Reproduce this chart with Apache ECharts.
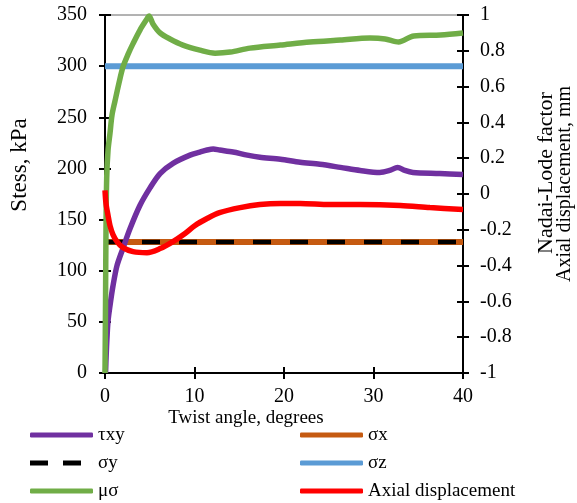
<!DOCTYPE html>
<html>
<head>
<meta charset="utf-8">
<script src="https://cdn.jsdelivr.net/npm/echarts@6/dist/echarts.min.js"></script>
<style>
  html, body { margin: 0; padding: 0; background: #fff; }
  #chart { width: 577px; height: 503px; }
</style>
</head>
<body>
<div id="chart"></div>
<script>
// twist angle (deg) vs value pairs
const tauXY = [
  [0.06, 0], [0.13, 17], [0.22, 34], [0.34, 51], [0.56, 66], [0.89, 85], [1.34, 105],
  [2.01, 122], [2.79, 141], [3.91, 164], [5.03, 181], [6.15, 195], [7.6, 205], [9.5, 213],
  [10.6, 216], [11.4, 218], [12.1, 219], [12.8, 218], [14.3, 216], [15.9, 213], [17.3, 211],
  [19.6, 209], [21.8, 206], [24.0, 204], [26.3, 201], [28.5, 198], [30.7, 196], [31.8, 198],
  [32.7, 201], [33.5, 198], [34.4, 196], [37.4, 195], [40, 194]
]
const sigmaX = [[0, 128], [40, 128]]
const sigmaY = [[0, 128], [40, 128]]
const sigmaZ = [[0, 300], [40, 300]]
const muSigma = [
  [0, -1], [0.06, -0.6], [0.11, -0.2], [0.19, 0.09], [0.34, 0.245], [0.56, 0.34], [0.78, 0.44],
  [1.12, 0.52], [1.56, 0.62], [2.01, 0.71], [2.57, 0.78], [3.13, 0.84], [3.91, 0.916],
  [4.69, 0.978], [4.92, 0.995], [5.36, 0.95], [6.15, 0.9], [7.26, 0.866], [8.71, 0.832],
  [10.6, 0.804], [12.3, 0.787], [14.0, 0.793], [16.2, 0.815], [19.6, 0.832], [22.9, 0.849],
  [26.3, 0.86], [29.6, 0.871], [31.3, 0.866], [32.8, 0.849], [34.5, 0.883], [37.5, 0.888], [40, 0.899]
]
const axialDisp = [
  [0, 0.02], [0.11, -0.053], [0.34, -0.12], [0.56, -0.177], [0.89, -0.227], [1.34, -0.266],
  [2.01, -0.3], [3.13, -0.322], [4.69, -0.328], [6.15, -0.305], [7.6, -0.266], [8.94, -0.221],
  [10.06, -0.176], [11.4, -0.137], [12.8, -0.104], [15.1, -0.076], [17.3, -0.059], [19.6, -0.053],
  [21.8, -0.053], [25.1, -0.059], [28.5, -0.059], [33.0, -0.064], [36.3, -0.076], [40, -0.087]
]

const font = 'Liberation Serif'
const chart = echarts.init(document.getElementById('chart'))

const tickStyle = { color: '#000', width: 2 }
const labelStyle = { color: '#000', fontFamily: font, fontSize: 20 }
// legend swatches: solid bar, and two dashes for σy (thin sliver at 63 keeps the full box width)
const solidIcon = 'roundRect'
const dashIcon = 'path://M0,0h18v5h-18z M33,0h18v5h-18z M62.99,0h0.01v5h-0.01z'

function lineSeries(name, data, color, yIdx, extra) {
  return Object.assign({
    name, type: 'line', data, xAxisIndex: 0, yAxisIndex: yIdx,
    showSymbol: false, symbol: 'none', smooth: 0.3,
    lineStyle: { color, width: 5.5 },
    itemStyle: { color },
  }, extra || {})
}

const legendBase = {
  orient: 'vertical', top: 425, padding: 0, itemWidth: 63, itemHeight: 5, itemGap: 8,
  itemStyle: { borderWidth: 0 },
  textStyle: { color: '#000', fontFamily: font, fontSize: 19, lineHeight: 20 },
}

chart.setOption({
  animation: false,
  grid: { left: 105, right: 114, top: 15, bottom: 130, show: true, borderColor: '#666', borderWidth: 1 },
  xAxis: [
    {
      type: 'value', min: 0, max: 40, interval: 10, position: 'bottom',
      axisLine: { onZero: false, lineStyle: { color: '#000', width: 2 } },
      axisTick: { inside: false, length: 6, lineStyle: tickStyle },
      axisLabel: Object.assign({ margin: 14 }, labelStyle),
      splitLine: { show: false },
    },
    {
      type: 'value', min: 0, max: 40, interval: 10, position: 'bottom',
      axisLine: { show: false, onZero: false },
      axisTick: { inside: true, length: 6, lineStyle: tickStyle },
      axisLabel: { show: false }, splitLine: { show: false },
    },
  ],
  yAxis: [
    {
      type: 'value', min: 0, max: 350, interval: 50, position: 'left',
      axisLine: { show: true, onZero: false, lineStyle: { color: '#000', width: 2 } },
      axisTick: { show: true, inside: false, length: 6, lineStyle: tickStyle },
      axisLabel: Object.assign({ margin: 18 }, labelStyle),
      splitLine: { show: false },
    },
    {
      type: 'value', min: -1, max: 1, interval: 0.2, position: 'right',
      axisLine: { show: true, onZero: false, lineStyle: { color: '#000', width: 2 } },
      axisTick: { show: true, inside: false, length: 6, lineStyle: tickStyle },
      axisLabel: Object.assign({ margin: 17, formatter: v => String(Math.round(v * 10) / 10) }, labelStyle),
      splitLine: { show: false },
    },
    {
      type: 'value', min: 0, max: 350, interval: 50, position: 'left',
      axisLine: { show: false, onZero: false },
      axisTick: { show: true, inside: true, length: 6, lineStyle: tickStyle },
      axisLabel: { show: false }, splitLine: { show: false },
    },
    {
      type: 'value', min: -1, max: 1, interval: 0.2, position: 'right',
      axisLine: { show: false, onZero: false },
      axisTick: { show: true, inside: true, length: 6, lineStyle: tickStyle },
      axisLabel: { show: false }, splitLine: { show: false },
    },
  ],
  legend: [
    Object.assign({
      left: 30,
      data: [
        { name: 'τxy', icon: solidIcon },
        { name: 'σy', icon: dashIcon, itemStyle: { borderWidth: 0, color: '#000' } },
        { name: 'μσ', icon: solidIcon },
      ],
    }, legendBase),
    Object.assign({
      left: 300,
      data: [{ name: 'σx', icon: solidIcon }, { name: 'σz', icon: solidIcon }, { name: 'Axial displacement', icon: solidIcon }],
    }, legendBase),
  ],
  graphic: [
    { type: 'text', x: 20, y: 165, rotation: Math.PI / 2,
      style: { text: 'Stess, kPa', font: `23px "${font}"`, fill: '#000', textAlign: 'center', textVerticalAlign: 'middle' } },
    { type: 'text', x: 546, y: 173, rotation: Math.PI / 2,
      style: { text: 'Nadai-Lode factor', font: `22px "${font}"`, fill: '#000', textAlign: 'center', textVerticalAlign: 'middle' } },
    { type: 'text', x: 565, y: 184, rotation: Math.PI / 2,
      style: { text: 'Axial displacement, mm', font: `20px "${font}"`, fill: '#000', textAlign: 'center', textVerticalAlign: 'middle' } },
    { type: 'text', x: 246, y: 418,
      style: { text: 'Twist angle, degrees', font: `19px "${font}"`, fill: '#000', textAlign: 'center', textVerticalAlign: 'middle' } },
  ],
  series: [
    lineSeries('σx', sigmaX, '#C55A11', 0, { smooth: false, lineStyle: { color: '#C55A11', width: 6 } }),
    lineSeries('σy', sigmaY, '#000000', 0, { smooth: false, lineStyle: { color: '#000000', width: 4.5, type: [18, 19] } }),
    lineSeries('σz', sigmaZ, '#5B9BD5', 0, { smooth: false, lineStyle: { color: '#5B9BD5', width: 6 } }),
    lineSeries('τxy', tauXY, '#7030A0', 0),
    lineSeries('μσ', muSigma, '#70AD47', 1),
    lineSeries('Axial displacement', axialDisp, '#FF0000', 1),
  ],
})
</script>
</body>
</html>
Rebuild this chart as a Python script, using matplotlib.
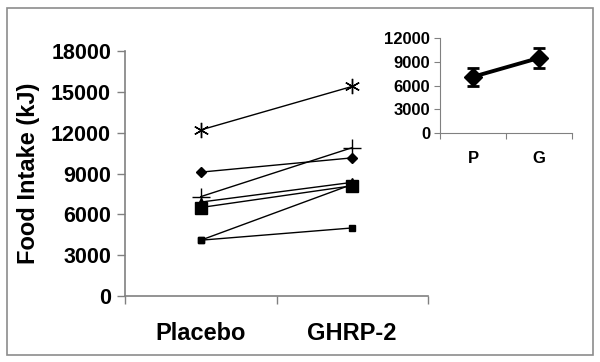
import matplotlib.pyplot as plt
from matplotlib.patches import Rectangle

plt.rcParams['font.family'] = ['Liberation Sans', 'DejaVu Sans']
plt.rcParams['font.weight'] = 'bold'

# individual subjects, placebo vs GHRP-2 (kJ)
conditions = ['Placebo', 'GHRP-2']
placebo = [12200, 9100, 7300, 6900, 6500, 4100, 4100]
ghrp2 = [15400, 10150, 10900, 8350, 8100, 5000, 8200]
markers = [(6, 2, 0), 'D', '+', '^', 's', 's', 's']
msizes = [11, 5, 13, 6, 9, 5, 5]

# inset: group means with error bars
inset_labels = ['P', 'G']
means = [7100, 9480]
errors = [1130, 1300]

yticks_main = [0, 3000, 6000, 9000, 12000, 15000, 18000]
yticks_inset = [0, 3000, 6000, 9000, 12000]

fig = plt.figure(figsize=(6, 3.62), dpi=100)
W, H = 600, 362

axis_grey = '#808080'

ax = fig.add_axes([125 / W, (H - 296) / H, (428 - 125) / W, (296 - 51) / H])
xs = [0.5, 1.5]
for p, g, m, s in zip(placebo, ghrp2, markers, msizes):
    ax.plot(xs, [p, g], color='black', lw=1, marker=m, markersize=s,
            markeredgewidth=1, markerfacecolor='black', markeredgecolor='black',
            clip_on=False)

ax.set_xlim(0, 2)
ax.set_ylim(0, 18000)
ax.set_yticks(yticks_main)
ax.set_yticklabels([str(v) for v in yticks_main], fontsize=15.5, fontweight='bold')
ax.set_xticks([0, 1, 2])
ax.set_xticklabels([])
ax.set_xticks(xs, minor=True)
ax.set_xticklabels(conditions, minor=True, fontsize=17, fontweight='bold')
ax.tick_params(axis='x', which='minor', length=0, pad=19)
ax.tick_params(axis='x', which='major', direction='out', length=6, color=axis_grey, width=1)
ax.tick_params(axis='y', direction='out', length=6, color=axis_grey, width=1, pad=4)
for side in ['top', 'right']:
    ax.spines[side].set_visible(False)
for side in ['left', 'bottom']:
    ax.spines[side].set_color(axis_grey)
    ax.spines[side].set_linewidth(1.2)
ax.set_ylabel('Food Intake (kJ)', fontsize=17, fontweight='bold', labelpad=8)

# inset
ins = fig.add_axes([440 / W, (H - 133) / H, (572 - 440) / W, (133 - 38) / H])
ins.errorbar(xs, means, yerr=errors, color='black', lw=2.8, marker='D',
             markersize=9, capsize=4, capthick=2, elinewidth=2, clip_on=False)
ins.set_xlim(0, 2)
ins.set_ylim(0, 12000)
ins.set_yticks(yticks_inset)
ins.set_yticklabels([str(v) for v in yticks_inset], fontsize=12, fontweight='bold')
ins.set_xticks([0, 1, 2])
ins.set_xticklabels([])
ins.set_xticks(xs, minor=True)
ins.set_xticklabels(inset_labels, minor=True, fontsize=12, fontweight='bold')
ins.tick_params(axis='x', which='minor', length=0, pad=13)
ins.tick_params(axis='x', which='major', direction='out', length=4, color=axis_grey)
ins.tick_params(axis='y', direction='out', length=4, color=axis_grey, pad=3)
for side in ['top', 'right']:
    ins.spines[side].set_visible(False)
for side in ['left', 'bottom']:
    ins.spines[side].set_color(axis_grey)

# outer frame
fig.patches.append(Rectangle((7 / W, 7 / H), 586 / W, 347 / H, transform=fig.transFigure,
                             fill=False, edgecolor='#8c8c8c', lw=1.2))

fig.savefig('out.png', dpi=100)
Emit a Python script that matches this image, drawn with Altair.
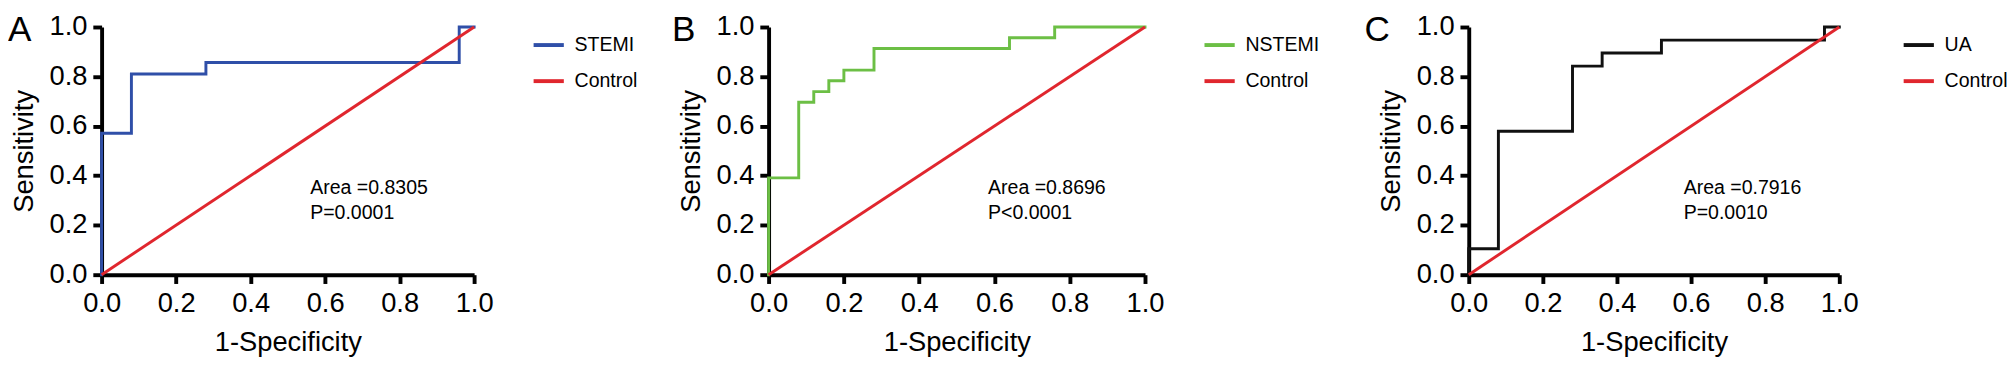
import altair as alt
import pandas as pd

FONT = "Liberation Sans"
RED = "#e0262e"

# ---- data ----
tick_values = [0.0, 0.2, 0.4, 0.6, 0.8, 1.0]

control_fpr = [0.0, 1.0]
control_tpr = [0.0, 1.0]

stemi_fpr = [0.0, 0.0, 0.08, 0.08, 0.28, 0.28, 0.96, 0.96, 1.0]
stemi_tpr = [0.0, 0.571, 0.571, 0.810, 0.810, 0.857, 0.857, 1.0, 1.0]

nstemi_fpr = [0.0, 0.0, 0.08, 0.08, 0.12, 0.12, 0.16, 0.16, 0.20, 0.20,
              0.28, 0.28, 0.64, 0.64, 0.76, 0.76, 1.0]
nstemi_tpr = [0.0, 0.391, 0.391, 0.696, 0.696, 0.739, 0.739, 0.783, 0.783, 0.826,
              0.826, 0.913, 0.913, 0.957, 0.957, 1.0, 1.0]

ua_fpr = [0.0, 0.0, 0.08, 0.08, 0.28, 0.28, 0.36, 0.36, 0.52, 0.52, 0.96, 0.96, 1.0]
ua_tpr = [0.0, 0.105, 0.105, 0.579, 0.579, 0.842, 0.842, 0.895, 0.895, 0.947, 0.947, 1.0, 1.0]

letters = ["A", "B", "C"]
series_names = ["STEMI", "NSTEMI", "UA"]
series_colors = ["#2f4fa8", "#6cbf45", "#111111"]
areas = ["Area =0.8305", "Area =0.8696", "Area =0.7916"]
pvalues = ["P=0.0001", "P<0.0001", "P=0.0010"]
note_x = [0.56, 0.583, 0.58]
note_y = [0.325, 0.325, 0.325]

# ---- layout (pixels) ----
plot_w = [382, 386, 380]
plot_h = 254
letter_dx = [-96, -99, -107]
legend_gap = [59, 59, 64]
legend_pad = [0, 11, 0]


def panel(i, fpr, tpr):
    name = series_names[i]
    curve = pd.DataFrame({"fpr": fpr, "tpr": tpr, "series": name,
                          "order": list(range(len(fpr)))})
    ctrl = pd.DataFrame({"fpr": control_fpr, "tpr": control_tpr, "series": "Control",
                         "order": list(range(len(control_fpr)))})
    w = plot_w[i]
    pad = legend_pad[i]
    color = alt.Color(
        "series:N",
        scale=alt.Scale(domain=[name, "Control"], range=[series_colors[i], RED]),
        legend=alt.Legend(
            title=None, orient="none",
            legendX=w + legend_gap[i] - pad, legendY=1 - pad, padding=pad,
            symbolType="stroke", symbolSize=961, symbolStrokeWidth=4,
            labelFontSize=20, labelFont=FONT, labelColor="black",
            labelOffset=9, rowPadding=9,
        ),
    )
    x = alt.X("fpr:Q", scale=alt.Scale(domain=[0, 1], nice=False, zero=False),
              axis=alt.Axis(values=tick_values, format=".1f", title="1-Specificity"))
    y = alt.Y("tpr:Q", scale=alt.Scale(domain=[0, 1], nice=False, zero=False),
              axis=alt.Axis(values=tick_values, format=".1f", title="Sensitivity"))

    base_line = alt.Chart(curve).mark_line(strokeWidth=3, strokeCap="square").encode(
        x=x, y=y, color=color, order="order:Q")
    ctrl_line = alt.Chart(ctrl).mark_line(strokeWidth=3).encode(
        x=x, y=y, color=color, order="order:Q")

    notes = pd.DataFrame({"fpr": [note_x[i]], "tpr": [note_y[i]],
                          "label": [areas[i] + "\n" + pvalues[i]]})
    note = alt.Chart(notes).mark_text(
        align="left", baseline="alphabetic", fontSize=20, font=FONT,
        color="black", lineBreak="\n", lineHeight=25,
    ).encode(x="fpr:Q", y="tpr:Q", text="label:N")

    let = alt.Chart(pd.DataFrame({"letter": [letters[i]]})).mark_text(
        align="left", baseline="alphabetic", fontSize=36, font=FONT, color="black",
    ).encode(text="letter:N", x=alt.value(letter_dx[i]), y=alt.value(14))

    return alt.layer(base_line, ctrl_line, note, let).properties(width=w, height=plot_h)


chart = alt.hconcat(
    panel(0, stemi_fpr, stemi_tpr),
    panel(1, nstemi_fpr, nstemi_tpr),
    panel(2, ua_fpr, ua_tpr),
    spacing=35,
).resolve_scale(color="independent").properties(
    padding={"left": 0, "top": 0, "right": 0, "bottom": 0}
).configure_view(stroke=None).configure_axis(
    grid=False, domainColor="black", domainWidth=4, tickColor="black", tickWidth=4,
    tickSize=9, labelFontSize=28, labelFont=FONT, labelColor="black",
    titleFontSize=28, titleFont=FONT, titleColor="black", titleFontWeight="normal",
    labelFlush=False, labelOverlap=False, zindex=0,
).configure_axisX(labelPadding=7, titlePadding=12).configure_axisY(
    labelPadding=6, titlePadding=11)

chart.save("out.html", embed_options={"renderer": "svg", "actions": False})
--- --- ---
The first line to copy holds "Rebuild this chart", and the last holds "plt.rcParams['font.weight'] = 'bold'". Copy them and the lines between exactly, leaving out pictures.

**Result below:**
Rebuild this chart as a Python script, using matplotlib.
import matplotlib.pyplot as plt
from matplotlib.patches import Rectangle

plt.rcParams['font.family'] = ['Liberation Sans', 'DejaVu Sans']
plt.rcParams['font.weight'] = 'bold'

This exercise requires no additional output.